Any notice of pendency of action shall be void and invalid as to any adverse party or owner of record unless the above requirements are met for that party or owner and a proof of service in the form and content specified in § 1013a has been recorded with the notice of pendency of action.
Generally, at any time after a notice of pendency of action has been recorded, the court may, upon motion by any person with an interest in the property, require the claimant to give the moving party an undertaking as a condition of maintaining the notice in the record title.
However, a person who is not a party to the action shall obtain leave to intervene from the court at or before the time the person moves to require an undertaking.
The court may permit evidence to be received in the form of oral testimony and may make any orders it deems just to provide for discovery by any affected party.
An undertaking required pursuant to this section shall be of such nature and in such amount as the court may determine to be just. In its order requiring an undertaking, the court shall set a return date for the claimant to show compliance and if the claimant fails to show compliance on the return date, the court shall order the notice of pendency of action expunged without further notice or hearing.
Expunging a Notice of Pendency of Action
At any time after notice of pendency of action has been recorded, any party, or any nonparty with an interest in the real property, may apply to the court to expunge the notice.
However, a person who is not a party to the action shall obtain leave to intervene from the court at or before the time the party brings the motion to expunge the notice.
Evidence or declarations may be filed with the motion to expunge the notice.
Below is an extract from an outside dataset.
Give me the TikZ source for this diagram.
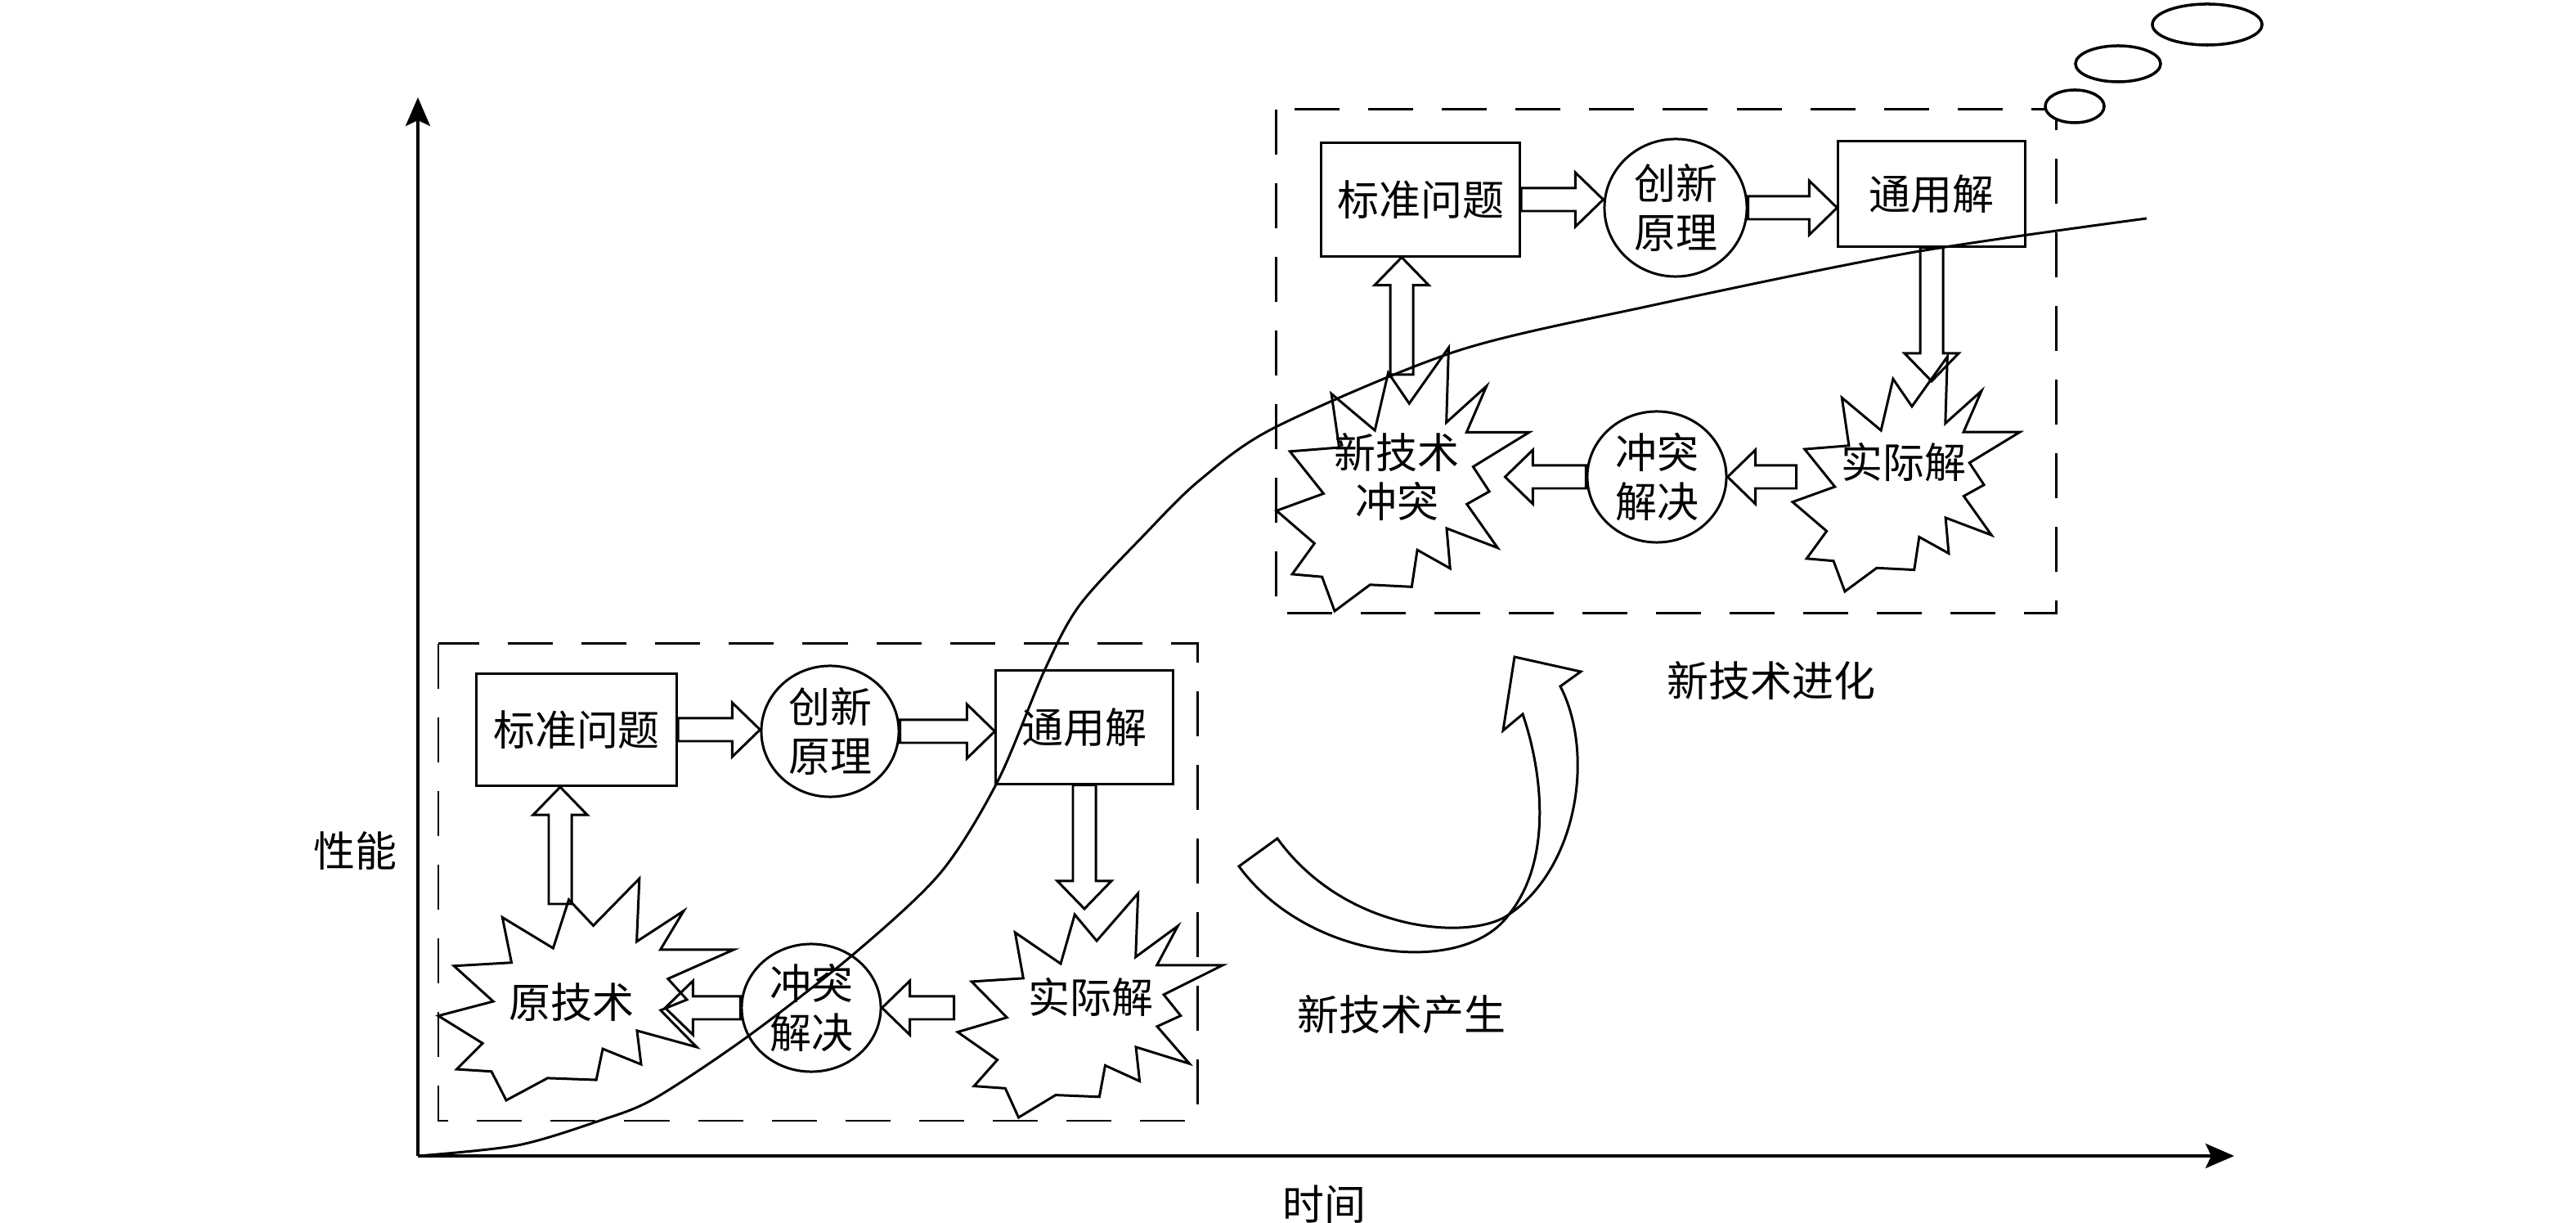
\documentclass[tikz,border=0pt]{standalone}
\usepackage{fontspec}
\newfontfamily\cjk{Noto Sans CJK SC}
\usepackage{tikz}
\usetikzlibrary{calc}
\usetikzlibrary{arrows.meta}
\usetikzlibrary{shapes.geometric}
\tikzstyle{box}=[draw, rectangle, line width=0.85pt, inner sep=0pt]
\tikzstyle{oval}=[draw, ellipse, line width=0.85pt, inner sep=0pt, align=center]
\tikzstyle{seal}=[line width=0.85pt, line join=miter]
\tikzstyle{label}=[align=center, inner sep=0pt]
\tikzstyle{hollow}=[line width=0.85pt, line join=miter]
\tikzstyle{frame}=[line width=0.85pt, dash pattern=on 0.55cm off 0.35cm]
\tikzstyle{axis}=[line width=1.1pt, -{Stealth[length=0.35cm,width=0.3cm,inset=0.07cm]}]

% explosion outline in a unit box
\newcommand{\sealpath}{(0.442,0.095) -- (0.525,0.212) -- (0.681,0) -- (0.672,0.284) -- (0.831,0.146) -- (0.752,0.321) -- (1,0.321) -- (0.778,0.452) -- (0.842,0.546) -- (0.753,0.594) -- (0.875,0.76) -- (0.673,0.686) -- (0.687,0.838) -- (0.557,0.768) -- (0.535,0.908) -- (0.37,0.9) -- (0.23,1) -- (0.18,0.87) -- (0.062,0.86) -- (0.15,0.743) -- (0,0.619) -- (0.186,0.554) -- (0.053,0.394) -- (0.248,0.379) -- (0.217,0.175) -- (0.389,0.314) -- cycle}

% hollow block arrow from #1 to #2
\newcommand{\bigarrow}[2]{%
  \coordinate (ah) at ($(#2)!0.34cm!(#1)$);
  \draw[hollow] ($(#1)!0.14cm!90:(#2)$) -- ($(ah)!0.14cm!90:(#2)$) -- ($(ah)!0.33cm!90:(#2)$) -- (#2)
    -- ($(ah)!0.33cm!-90:(#2)$) -- ($(ah)!0.14cm!-90:(#2)$) -- ($(#1)!0.14cm!-90:(#2)$) -- cycle;}

\begin{document}
\begin{tikzpicture}
        [x=0.01cm,y=-0.01cm,every node/.style={font=\cjk\fontsize{14.5pt}{17pt}\selectfont}]
            \useasboundingbox (0,0) rectangle (3150,1495);
            % axes
            \coordinate (o) at (511,1413);
            \coordinate (ytop) at (511,119);
            \coordinate (xend) at (2732,1413);
            \draw[axis] (o) -- (ytop);
            \draw[axis] (o) -- (xend);
            \node (perf) at (434,1040) {性能};
            \node (time) at (1619,1472) {时间};

            % old technology
            \draw[frame] (536,787) rectangle (1464,1370);
            \node[box, minimum width=2.45cm, minimum height=1.37cm] (std1) at (705,892) {标准问题};
            \node[oval, minimum width=1.68cm, minimum height=1.6cm] (inn1) at (1015,894) {创新\\原理};
            \node[box, minimum width=2.16cm, minimum height=1.38cm] (gen1) at (1326,889) {通用解};
            \draw[seal, shift={(536,1074)}, xscale=361, yscale=271] \sealpath;
            \node[label] (old1) at (699,1225) {原技术};
            \node[oval, minimum width=1.7cm, minimum height=1.56cm] (res1) at (992,1232) {冲突\\解决};
            \draw[seal, shift={(1171,1092)}, xscale=324, yscale=274] \sealpath;
            \node[label] (act1) at (1334,1219) {实际解};

            \coordinate (a1t) at (std1.east -| inn1.west);
            \coordinate (a2t) at (inn1.east -| gen1.west);
            \coordinate (a3t) at (1326,1111);
            \coordinate (a4b) at ([xshift=0.88cm]res1.east);
            \coordinate (a5t) at ([xshift=-0.92cm]res1.west);
            \coordinate (a6b) at (685,1105);
            \coordinate (a6t) at (a6b |- std1.south);
            \bigarrow{std1.east}{a1t}
            \bigarrow{inn1.east}{a2t}
            \bigarrow{gen1.south}{a3t}
            \bigarrow{a4b}{res1.east}
            \bigarrow{res1.west}{a5t}
            \bigarrow{a6b}{a6t}

            % new technology
            \draw[frame] (1560,134) rectangle (2514,750);
            \node[box, minimum width=2.43cm, minimum height=1.38cm] (std2) at (1737,244) {标准问题};
            \node[oval, minimum width=1.74cm, minimum height=1.68cm] (inn2) at (2049,254) {创新\\原理};
            \node[box, minimum width=2.28cm, minimum height=1.28cm] (gen2) at (2362,237) {通用解};
            \draw[seal, shift={(1561,425)}, xscale=309, yscale=322] \sealpath;
            \node[label] (new2) at (1708,583) {新技术\\冲突};
            \node[oval, minimum width=1.7cm, minimum height=1.6cm] (res2) at (2026,583) {冲突\\解决};
            \draw[seal, shift={(2192,436)}, xscale=278, yscale=287] \sealpath;
            \node[label] (act2) at (2328,565) {实际解};

            \coordinate (b1t) at (std2.east -| inn2.west);
            \coordinate (b2t) at (inn2.east -| gen2.west);
            \coordinate (b3t) at (2362,466);
            \coordinate (b4b) at ([xshift=0.84cm]res2.east);
            \coordinate (b5t) at ([xshift=-0.99cm]res2.west);
            \coordinate (b6b) at (1714,458);
            \coordinate (b6t) at (b6b |- std2.south);
            \bigarrow{std2.east}{b1t}
            \bigarrow{inn2.east}{b2t}
            \bigarrow{gen2.south}{b3t}
            \bigarrow{b4b}{res2.east}
            \bigarrow{res2.west}{b5t}
            \bigarrow{b6b}{b6t}

            % s-curve
            \draw[line width=0.85pt] plot[smooth] coordinates {(511,1413) (633,1400) (733,1370) (800,1343) (913,1268) (1043,1167) (1150,1067) (1220,955) (1277,820) (1320,740) (1400,653) (1467,587) (1560,522) (1782,429) (2017,374) (2336,309) (2625,267)};

            % jump arrow
            \draw[hollow] (1515,1059) .. controls (1600,1175) and (1790,1195) .. (1845,1118)
                .. controls (1930,1060) and (1950,920) .. (1908,839) -- (1933,821) -- (1852,803) -- (1838,893) -- (1862,873)
                .. controls (1885,940) and (1900,1050) .. (1845,1118)
                .. controls (1800,1150) and (1647,1142) .. (1562,1025) -- cycle;
            \node (birth) at (1714,1240) {新技术产生};
            \node (evol) at (2166,832) {新技术进化};

            % bubbles
            \draw[line width=1pt, fill=white] (2537,130) ellipse [x radius=0.36cm, y radius=0.2cm];
            \draw[line width=1pt, fill=white] (2590,78) ellipse [x radius=0.52cm, y radius=0.22cm];
            \draw[line width=1pt, fill=white] (2699,30) ellipse [x radius=0.67cm, y radius=0.25cm];
        \end{tikzpicture}
\end{document}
The court may permit evidence to be received in the form of oral testimony, and may make any orders it deems just to provide for discovery by any party affected by a motion to expunge the notice. The claimant shall have the burden of proof under §§ 405.31 and 405.32.
The court must order the notice expunged if the court finds that the pleading on which the notice is based does not contain a real property claim, or the claimant has not established the probable validity of the real property claim (e.g. it is more likely than not that the claimant will obtain a judgment against the defendant).
The court may not order an undertaking to be given as a condition of expunging the notice where the court finds the pleading does not contain a real property claim, or finds that the claimant has not established the probable validity of the claim.
In expungement proceedings, the court shall order that the notice be expunged if the court finds that the real property claim has probable validity, but adequate relief can be secured to the claimant by the giving of an undertaking.
The expungement order must be conditioned on the giving of the undertaking of a nature and in an amount as will indemnify the claimant for all damages proximately resulting from the expungement that the claimant may incur if the claimant prevails on the real property claim.
In an expungement proceeding, the court shall direct that the party prevailing on any motion under this chapter be awarded the reasonable attorney's fees and costs of making or opposing the motion unless the court finds that the other party acted with substantial justification or that other circumstances make the imposition of attorney's fees and costs unjust.
Withdrawing the Notice of Pendency of Action
At any time after notice of pendency of an action has been recorded, the notice may be withdrawn by recording, in the office of the Recorder in which the notice of pendency was recorded, a notice of withdrawal executed by the party who recorded the notice or by the party’s successor in interest. This notice of withdrawal must be acknowledged.